Speaking of Labor Productivity

I must be on some French kick.

Whenst speaking about various traits and factors that contribute to economic growth and the production of wealth, inevitably the argument goes something like this about the French;

"Their men may be pansies.

75% of their students may expect/wish to have a government job.

They may not realize Poles or Czechs can do just a good of a job as they can for a mere fraction of the cost and without the whining.

And they may never put the two words "defend" and "Paris" together.

But shucks howdy their labor productivity beats most."

It's kind of the silver lining in the cloud.
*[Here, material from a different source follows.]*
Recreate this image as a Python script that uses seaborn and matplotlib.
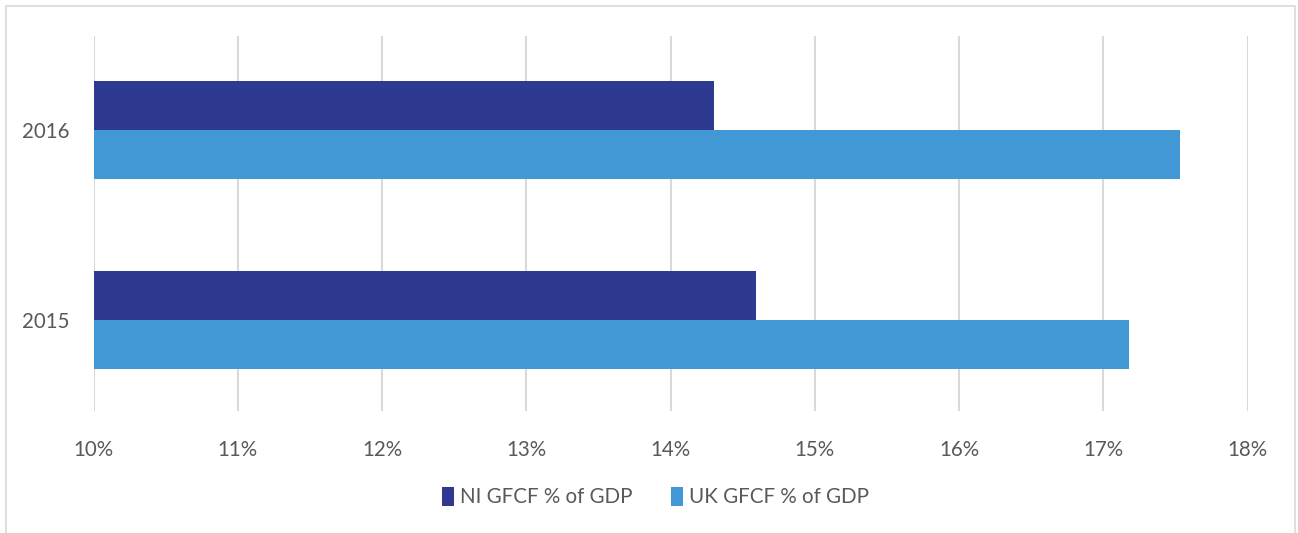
import matplotlib
matplotlib.use("Agg")
import matplotlib.pyplot as plt
import matplotlib.patches as mpatches
import seaborn as sns
import pandas as pd

years = ["2016", "2015"]
series = ["NI GFCF % of GDP", "UK GFCF % of GDP"]
ni_values = [14.30, 14.59]
uk_values = [17.53, 17.18]
x_ticks = [10, 11, 12, 13, 14, 15, 16, 17, 18]
x_tick_labels = [f"{t}%" for t in x_ticks]
colors = ["#2E3A8F", "#4198D4"]

df = pd.DataFrame({
    "Year": years * 2,
    "Series": [series[0]] * len(years) + [series[1]] * len(years),
    "Value": ni_values + uk_values,
})

sns.set_theme(style="white")
plt.rcParams["font.family"] = ["Lato", "DejaVu Sans"]

fig = plt.figure(figsize=(12.98, 5.33), dpi=100)
W, H = 1298, 533
left, right, top, bottom = 93.5, 1247.5, 36, 411
ax = fig.add_axes([left / W, 1 - bottom / H, (right - left) / W, (bottom - top) / H])

sns.barplot(data=df, y="Year", x="Value", hue="Series", order=years,
            hue_order=series, palette=colors, orient="h", width=0.516,
            gap=0, saturation=1, ax=ax, legend=True, errorbar=None,
            linewidth=0)

ax.set_xlim(10, 18)
ax.set_ylim(1.479, -0.495)
ax.set_xticks(x_ticks)
ax.set_xticklabels(x_tick_labels)
ax.grid(axis="x", color="#D9D9D9", linewidth=1.5)
ax.set_axisbelow(True)
for s in ax.spines.values():
    s.set_visible(False)
ax.tick_params(axis="both", length=0, colors="#595959", labelsize=14.8)
ax.tick_params(axis="x", pad=21)
ax.tick_params(axis="y", pad=17)
ax.set_xlabel("")
ax.set_ylabel("")

handles, labels = ax.get_legend_handles_labels()
ax.legend(handles, labels, loc="center", bbox_to_anchor=(0.505, 1 - 497 / H),
          bbox_transform=fig.transFigure, ncol=2, frameon=False,
          handlelength=0.55, handleheight=1.05, handletextpad=0.3,
          columnspacing=1.9, fontsize=14.8, labelcolor="#595959")

fig.patches.append(mpatches.Rectangle((5.5 / W, -0.02), (1295 - 5.5) / W, 1 - 6 / H + 0.02,
                                      transform=fig.transFigure, fill=False,
                                      edgecolor="#D9D9D9", linewidth=1.2))

fig.savefig("out.png", dpi=100)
"We may work only 20 hours a week.

A full 30% of our abled bodied people sit on their asses.

And what people do work it is largely in the public sector, thusly our labors are largely wasted.

But we're efficient!"

Well good for you.

Or perhaps not.

For while I had some handy dandy charts a couple years old showing various measures of labor productivity, and those figures showed the French did indeed produce more per hour (although what use is it if you're only working 3 hours a day?), when I pulled the most recent figures from the OECD and indexed them, it seems that the French are, well....um...kind of doing like they do in the Tour de France;

Falling behind.
Not that the US itself has been doing any major ass kicking like the likes of Korea or Ireland, but since about the late 90's the French just can't seem to squeeze out that extra production per hour like most other countries.

And I can't wait to see what's happend to labor productivity in 2006 with those protests and all.

3 comments:

Sanjay said...

Huh. I wonder what the plot of current account balances would look like?

JTapp said...

What's "business sector indexed"?

That's an interesting measure. If I can get an explanation for it i'll be sure to quote it readily.

Captain Capitalism said...

Oh, sorry, the title should perhaps more aptly be "Labor Productivity in the Business Sector - Indexed to 1988"

In other words, we're not concerned about how much production per hour a country makes, as different countries are starting from different levels (Poland does not have the infrastructure as say, Hong Kong), as much as we are concerned about at what rate is labor productivity growing at.

By indexing everybody to 100 in 1988, you can see which countries are increasing their productivity faster than others.